There were other worries about this hearts-and-minds approach. First, is Africa really that much at risk for terror groups? Exactly, how lawless are the vast spaces of the Sahara? But the hearts-and-minds approach of AFRICOM seemed palatable for most Africans. (Acceptable, mostly because it was small-scale and conducted in out-of-the-way locales. Cynics will point out that Africans don’t turn down many handouts.)

The sticking point was the base(s) the Pentagon proposed. The governments of Africa began making noises early on against permanently stationing anymore troops on the continent. One could argue that through this process, not only did African heavy weight governments learn to flex their collective muscles, but the game of political brinkmanship is mostly about confidence: feeling good is much more important than actually good health. (To outsiders, a place like Nigeria may appear to be politically dysfunctional, but on the continent its words and actions carry a significant amount of weight.)

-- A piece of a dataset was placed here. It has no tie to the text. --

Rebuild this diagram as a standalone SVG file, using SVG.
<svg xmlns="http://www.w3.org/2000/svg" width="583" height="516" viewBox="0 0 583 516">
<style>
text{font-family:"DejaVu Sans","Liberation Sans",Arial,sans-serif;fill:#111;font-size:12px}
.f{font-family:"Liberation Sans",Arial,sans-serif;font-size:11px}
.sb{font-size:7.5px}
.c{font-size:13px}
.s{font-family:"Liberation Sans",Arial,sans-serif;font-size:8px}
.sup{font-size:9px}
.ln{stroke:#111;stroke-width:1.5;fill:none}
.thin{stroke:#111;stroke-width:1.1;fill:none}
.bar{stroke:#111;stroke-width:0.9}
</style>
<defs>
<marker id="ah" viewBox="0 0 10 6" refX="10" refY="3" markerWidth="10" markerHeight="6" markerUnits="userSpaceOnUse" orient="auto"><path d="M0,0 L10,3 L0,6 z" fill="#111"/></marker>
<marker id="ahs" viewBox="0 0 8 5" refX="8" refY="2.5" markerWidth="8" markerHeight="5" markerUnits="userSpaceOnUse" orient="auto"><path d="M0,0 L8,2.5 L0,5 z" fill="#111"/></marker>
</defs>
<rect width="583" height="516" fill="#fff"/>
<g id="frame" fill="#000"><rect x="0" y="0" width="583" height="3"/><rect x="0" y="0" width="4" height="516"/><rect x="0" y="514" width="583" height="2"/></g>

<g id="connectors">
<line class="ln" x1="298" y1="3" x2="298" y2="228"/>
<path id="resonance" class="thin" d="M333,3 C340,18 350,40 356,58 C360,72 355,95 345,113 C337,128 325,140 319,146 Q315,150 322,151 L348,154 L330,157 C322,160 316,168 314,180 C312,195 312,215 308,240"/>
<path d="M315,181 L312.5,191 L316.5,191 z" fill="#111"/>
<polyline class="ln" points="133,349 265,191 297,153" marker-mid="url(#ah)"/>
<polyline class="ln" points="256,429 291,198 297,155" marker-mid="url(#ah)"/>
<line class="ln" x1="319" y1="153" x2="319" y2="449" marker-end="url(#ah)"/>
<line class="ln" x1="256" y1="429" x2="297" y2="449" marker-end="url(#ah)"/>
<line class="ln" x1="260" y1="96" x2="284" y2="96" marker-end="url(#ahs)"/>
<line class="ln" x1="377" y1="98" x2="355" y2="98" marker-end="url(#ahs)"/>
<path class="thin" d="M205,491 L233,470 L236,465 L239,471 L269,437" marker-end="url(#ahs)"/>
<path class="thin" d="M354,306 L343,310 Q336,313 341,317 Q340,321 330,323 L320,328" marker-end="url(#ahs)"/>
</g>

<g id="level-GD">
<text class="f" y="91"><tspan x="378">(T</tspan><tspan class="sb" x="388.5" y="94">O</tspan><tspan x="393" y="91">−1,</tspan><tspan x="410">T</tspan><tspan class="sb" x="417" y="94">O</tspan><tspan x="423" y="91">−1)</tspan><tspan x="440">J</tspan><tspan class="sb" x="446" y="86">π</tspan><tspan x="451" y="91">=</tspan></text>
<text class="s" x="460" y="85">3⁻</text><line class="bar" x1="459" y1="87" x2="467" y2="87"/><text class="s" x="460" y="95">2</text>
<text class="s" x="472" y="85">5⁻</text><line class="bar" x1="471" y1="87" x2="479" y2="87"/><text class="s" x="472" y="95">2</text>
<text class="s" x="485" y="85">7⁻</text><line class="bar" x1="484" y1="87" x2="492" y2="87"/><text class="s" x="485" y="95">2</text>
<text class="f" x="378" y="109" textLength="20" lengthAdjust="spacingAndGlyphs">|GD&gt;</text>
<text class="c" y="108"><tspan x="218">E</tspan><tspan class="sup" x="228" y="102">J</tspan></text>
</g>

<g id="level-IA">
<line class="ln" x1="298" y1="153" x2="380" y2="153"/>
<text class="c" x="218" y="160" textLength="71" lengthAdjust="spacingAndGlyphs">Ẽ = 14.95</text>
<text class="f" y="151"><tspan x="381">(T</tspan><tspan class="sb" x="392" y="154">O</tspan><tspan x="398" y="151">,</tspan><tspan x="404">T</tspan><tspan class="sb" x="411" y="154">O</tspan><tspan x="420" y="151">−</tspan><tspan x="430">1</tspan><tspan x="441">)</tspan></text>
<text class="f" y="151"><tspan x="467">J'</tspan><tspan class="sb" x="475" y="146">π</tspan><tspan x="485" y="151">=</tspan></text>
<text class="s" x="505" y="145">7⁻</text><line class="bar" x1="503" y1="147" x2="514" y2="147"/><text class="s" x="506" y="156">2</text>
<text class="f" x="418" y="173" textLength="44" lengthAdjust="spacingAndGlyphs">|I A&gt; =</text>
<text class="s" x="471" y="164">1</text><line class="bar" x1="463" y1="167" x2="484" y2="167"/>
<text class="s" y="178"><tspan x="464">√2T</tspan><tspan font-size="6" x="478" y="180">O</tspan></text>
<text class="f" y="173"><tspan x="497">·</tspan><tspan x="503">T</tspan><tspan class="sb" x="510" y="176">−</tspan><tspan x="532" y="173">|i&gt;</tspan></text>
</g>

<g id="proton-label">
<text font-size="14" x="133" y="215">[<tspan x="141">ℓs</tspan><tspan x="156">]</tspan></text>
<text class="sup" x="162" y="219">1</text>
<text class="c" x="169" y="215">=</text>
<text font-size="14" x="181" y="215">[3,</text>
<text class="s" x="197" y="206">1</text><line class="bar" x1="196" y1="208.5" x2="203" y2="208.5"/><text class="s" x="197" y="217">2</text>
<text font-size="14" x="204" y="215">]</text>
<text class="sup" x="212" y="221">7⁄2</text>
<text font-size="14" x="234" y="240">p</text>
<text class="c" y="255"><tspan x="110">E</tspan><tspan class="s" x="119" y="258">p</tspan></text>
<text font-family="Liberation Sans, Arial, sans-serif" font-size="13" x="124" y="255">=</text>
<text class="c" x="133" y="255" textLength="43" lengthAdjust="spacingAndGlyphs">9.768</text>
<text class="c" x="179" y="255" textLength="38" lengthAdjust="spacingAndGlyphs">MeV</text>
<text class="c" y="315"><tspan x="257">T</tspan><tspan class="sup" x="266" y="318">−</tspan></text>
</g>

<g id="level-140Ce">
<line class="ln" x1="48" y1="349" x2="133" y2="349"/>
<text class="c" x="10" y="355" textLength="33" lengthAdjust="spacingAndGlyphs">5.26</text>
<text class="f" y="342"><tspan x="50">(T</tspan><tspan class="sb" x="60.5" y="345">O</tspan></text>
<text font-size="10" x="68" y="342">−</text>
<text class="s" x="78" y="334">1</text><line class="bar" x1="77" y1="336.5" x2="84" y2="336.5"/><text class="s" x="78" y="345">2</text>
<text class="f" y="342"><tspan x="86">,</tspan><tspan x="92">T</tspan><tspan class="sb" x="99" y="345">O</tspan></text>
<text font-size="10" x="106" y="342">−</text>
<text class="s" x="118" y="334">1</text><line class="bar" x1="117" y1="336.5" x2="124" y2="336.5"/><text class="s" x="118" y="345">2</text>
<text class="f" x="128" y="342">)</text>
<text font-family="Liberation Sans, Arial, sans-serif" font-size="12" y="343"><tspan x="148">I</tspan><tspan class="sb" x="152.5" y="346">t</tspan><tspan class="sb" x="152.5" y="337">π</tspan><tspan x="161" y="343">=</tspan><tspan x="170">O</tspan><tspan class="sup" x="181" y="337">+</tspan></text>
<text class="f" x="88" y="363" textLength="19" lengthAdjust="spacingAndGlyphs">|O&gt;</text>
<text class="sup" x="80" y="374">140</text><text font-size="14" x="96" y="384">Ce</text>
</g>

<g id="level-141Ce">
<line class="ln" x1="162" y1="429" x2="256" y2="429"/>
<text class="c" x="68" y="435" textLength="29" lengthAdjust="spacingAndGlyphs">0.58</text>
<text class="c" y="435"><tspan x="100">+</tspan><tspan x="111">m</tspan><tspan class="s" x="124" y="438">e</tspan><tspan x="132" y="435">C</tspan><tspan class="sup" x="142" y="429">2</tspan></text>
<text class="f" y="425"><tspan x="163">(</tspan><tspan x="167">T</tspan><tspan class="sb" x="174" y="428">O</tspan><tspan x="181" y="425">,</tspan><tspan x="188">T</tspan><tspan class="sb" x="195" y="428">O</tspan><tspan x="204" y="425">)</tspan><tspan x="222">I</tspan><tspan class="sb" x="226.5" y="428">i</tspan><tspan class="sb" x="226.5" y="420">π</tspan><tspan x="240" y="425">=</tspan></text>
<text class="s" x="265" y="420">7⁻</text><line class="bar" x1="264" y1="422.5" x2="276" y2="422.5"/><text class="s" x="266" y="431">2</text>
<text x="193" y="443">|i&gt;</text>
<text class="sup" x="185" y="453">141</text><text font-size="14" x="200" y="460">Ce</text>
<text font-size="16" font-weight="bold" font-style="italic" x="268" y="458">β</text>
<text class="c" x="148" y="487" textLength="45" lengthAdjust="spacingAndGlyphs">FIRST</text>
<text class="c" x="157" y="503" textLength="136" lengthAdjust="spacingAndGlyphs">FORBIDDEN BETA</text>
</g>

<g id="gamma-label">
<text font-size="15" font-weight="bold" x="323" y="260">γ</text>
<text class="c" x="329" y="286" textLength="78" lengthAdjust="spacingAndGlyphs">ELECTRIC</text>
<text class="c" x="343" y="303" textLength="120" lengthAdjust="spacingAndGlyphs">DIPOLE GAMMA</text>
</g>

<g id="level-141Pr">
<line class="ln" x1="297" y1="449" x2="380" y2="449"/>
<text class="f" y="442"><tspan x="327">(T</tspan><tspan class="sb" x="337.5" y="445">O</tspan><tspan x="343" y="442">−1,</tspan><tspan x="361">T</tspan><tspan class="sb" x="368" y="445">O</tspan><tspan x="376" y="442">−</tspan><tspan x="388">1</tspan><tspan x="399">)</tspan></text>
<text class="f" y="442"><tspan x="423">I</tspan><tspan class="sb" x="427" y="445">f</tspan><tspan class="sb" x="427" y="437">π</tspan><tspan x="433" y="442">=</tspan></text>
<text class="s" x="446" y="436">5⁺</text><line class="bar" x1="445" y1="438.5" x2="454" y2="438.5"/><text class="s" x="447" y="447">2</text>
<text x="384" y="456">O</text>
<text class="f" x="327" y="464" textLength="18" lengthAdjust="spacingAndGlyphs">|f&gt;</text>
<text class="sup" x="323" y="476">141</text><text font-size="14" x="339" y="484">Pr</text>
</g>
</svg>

Another issue: The prestige of the U.S. has decidedly taken a turn for the worse, and not in ways always easily definable. Of course, regular Africans would love to take part in a real “coalition of the willing” to help bring about some change in different countries. But Africans themselves know too well that one often cannot pick and choose the nature of one’s leaders. Take Iraq, for example. The stated implication that the U.S. was actually only going to war against Saddam Hussein and not the Iraq people was seen as either a farce or a cruel, sick joke to most Africans. Saddam’s few minutes of agony during his execution aside, who has paid the greater price in the war in Iraq?

Staying on this topic for a little longer: One of the many unintended consequences of the Iraq war has been the increased price in oil, which a Ghanaian journalist presciently predicted in the weeks before the 2003 invasion. Africans have been paying heavily for that post-Iraq oil, not only at the gas pumps – a pretty regressive price increase here – but through the increased prices of commodities and staples – which must be shipped from distant – and products like fertilizer, which is often petroleum-based.

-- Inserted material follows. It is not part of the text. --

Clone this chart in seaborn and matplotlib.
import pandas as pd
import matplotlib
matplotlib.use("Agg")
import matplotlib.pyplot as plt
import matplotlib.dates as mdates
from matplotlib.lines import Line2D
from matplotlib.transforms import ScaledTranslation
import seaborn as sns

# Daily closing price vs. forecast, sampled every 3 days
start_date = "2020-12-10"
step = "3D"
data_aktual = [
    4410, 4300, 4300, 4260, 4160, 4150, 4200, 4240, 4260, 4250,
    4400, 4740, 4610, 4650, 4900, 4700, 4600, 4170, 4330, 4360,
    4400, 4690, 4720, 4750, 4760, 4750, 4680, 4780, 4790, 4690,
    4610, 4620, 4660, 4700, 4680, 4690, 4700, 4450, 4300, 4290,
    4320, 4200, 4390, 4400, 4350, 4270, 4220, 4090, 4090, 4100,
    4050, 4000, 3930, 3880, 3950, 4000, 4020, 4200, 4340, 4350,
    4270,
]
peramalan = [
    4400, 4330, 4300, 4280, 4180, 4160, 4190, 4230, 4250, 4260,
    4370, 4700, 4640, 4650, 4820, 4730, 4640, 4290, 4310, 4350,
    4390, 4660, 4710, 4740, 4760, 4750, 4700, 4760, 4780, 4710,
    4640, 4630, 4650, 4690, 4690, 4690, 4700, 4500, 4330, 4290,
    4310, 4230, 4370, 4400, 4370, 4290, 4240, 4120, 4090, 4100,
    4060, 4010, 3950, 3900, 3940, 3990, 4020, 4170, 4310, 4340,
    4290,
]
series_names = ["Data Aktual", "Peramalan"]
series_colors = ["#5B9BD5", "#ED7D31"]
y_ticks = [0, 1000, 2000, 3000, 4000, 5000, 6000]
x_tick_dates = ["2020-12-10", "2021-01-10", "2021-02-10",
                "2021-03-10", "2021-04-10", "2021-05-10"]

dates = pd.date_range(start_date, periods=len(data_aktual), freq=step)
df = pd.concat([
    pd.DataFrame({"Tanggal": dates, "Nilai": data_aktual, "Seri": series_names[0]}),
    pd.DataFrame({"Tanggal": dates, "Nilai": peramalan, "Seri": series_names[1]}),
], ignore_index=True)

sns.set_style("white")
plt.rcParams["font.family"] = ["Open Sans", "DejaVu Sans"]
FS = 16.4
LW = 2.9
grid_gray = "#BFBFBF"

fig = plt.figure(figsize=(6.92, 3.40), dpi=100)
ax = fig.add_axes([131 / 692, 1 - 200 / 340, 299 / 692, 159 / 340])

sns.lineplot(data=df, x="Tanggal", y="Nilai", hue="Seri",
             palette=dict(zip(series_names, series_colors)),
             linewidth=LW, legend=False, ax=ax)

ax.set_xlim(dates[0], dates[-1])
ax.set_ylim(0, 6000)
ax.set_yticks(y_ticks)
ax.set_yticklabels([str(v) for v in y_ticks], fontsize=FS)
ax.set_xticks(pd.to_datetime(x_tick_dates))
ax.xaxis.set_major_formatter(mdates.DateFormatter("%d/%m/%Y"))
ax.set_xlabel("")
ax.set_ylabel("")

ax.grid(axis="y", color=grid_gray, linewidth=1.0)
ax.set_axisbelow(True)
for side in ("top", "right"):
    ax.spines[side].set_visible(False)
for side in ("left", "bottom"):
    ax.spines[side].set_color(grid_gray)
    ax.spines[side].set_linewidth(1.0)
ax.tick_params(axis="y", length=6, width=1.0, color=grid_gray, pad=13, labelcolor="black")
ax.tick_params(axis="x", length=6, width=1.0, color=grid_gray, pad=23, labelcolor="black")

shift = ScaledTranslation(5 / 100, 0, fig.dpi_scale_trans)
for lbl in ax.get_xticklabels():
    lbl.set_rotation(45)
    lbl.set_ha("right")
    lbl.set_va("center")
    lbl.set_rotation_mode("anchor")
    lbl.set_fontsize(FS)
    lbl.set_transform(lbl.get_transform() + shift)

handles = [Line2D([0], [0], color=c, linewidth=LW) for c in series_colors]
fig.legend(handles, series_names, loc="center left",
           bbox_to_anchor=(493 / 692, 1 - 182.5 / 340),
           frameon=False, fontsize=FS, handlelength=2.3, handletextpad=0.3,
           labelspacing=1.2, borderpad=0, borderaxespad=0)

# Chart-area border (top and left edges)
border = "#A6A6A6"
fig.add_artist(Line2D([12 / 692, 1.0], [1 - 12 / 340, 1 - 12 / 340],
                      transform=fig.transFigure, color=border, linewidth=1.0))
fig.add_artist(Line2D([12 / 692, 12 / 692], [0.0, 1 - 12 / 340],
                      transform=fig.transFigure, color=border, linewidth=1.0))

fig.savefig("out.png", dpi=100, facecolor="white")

Then there is the constant war-like tones emanating out of Washington, which, sadly, probably won’t decrease with a new administration. (We live in complicated times.) If you’re going to invite someone new to your block, you’re certainly not going to invite a reactionary bully. Americans will point out – George Bush certainly has – that America will not stand down to an aggressive power in the name of its interests. Good enough. But does this attitude coincide with the interests of most Africans? Presently, that answer appears to be no.

Finally, and this has been said elsewhere: Nobody ever got around to defining AFRICOM and what its base would mean. In its present iteration, a small number of soldiers make up AFRICOM, traveling the continent, searching for militaries to train; handing out a few guns and trucks and other equipment in the fight against terror. Putting a base on the continent meant, to many Africans, crossing a certain line. How would the Pentagon react to new African emergencies? What would U.S. soldiers do in Chad? Would Kenya be a target? What about Darfur, where the administration has beat the drum against “genocide,” but decidedly has other more pressing issues to attend to.

In and of itself, I don’t think AFRICOM is that bad of an idea. What makes it work, however, is keeping the footprint small and its resources mobile. A base – even if populated with many civilians working in “development” – would only complicate matters and provide enough drag to its sails that it would easily become another American adventure in a tropical clime.

In the end, however, those grumbles were all made moot. The people of Africa have spoken, and they mostly distrusted the whole plan. And, reassuringly, that was good enough for George Bush to face the facts and say “no.”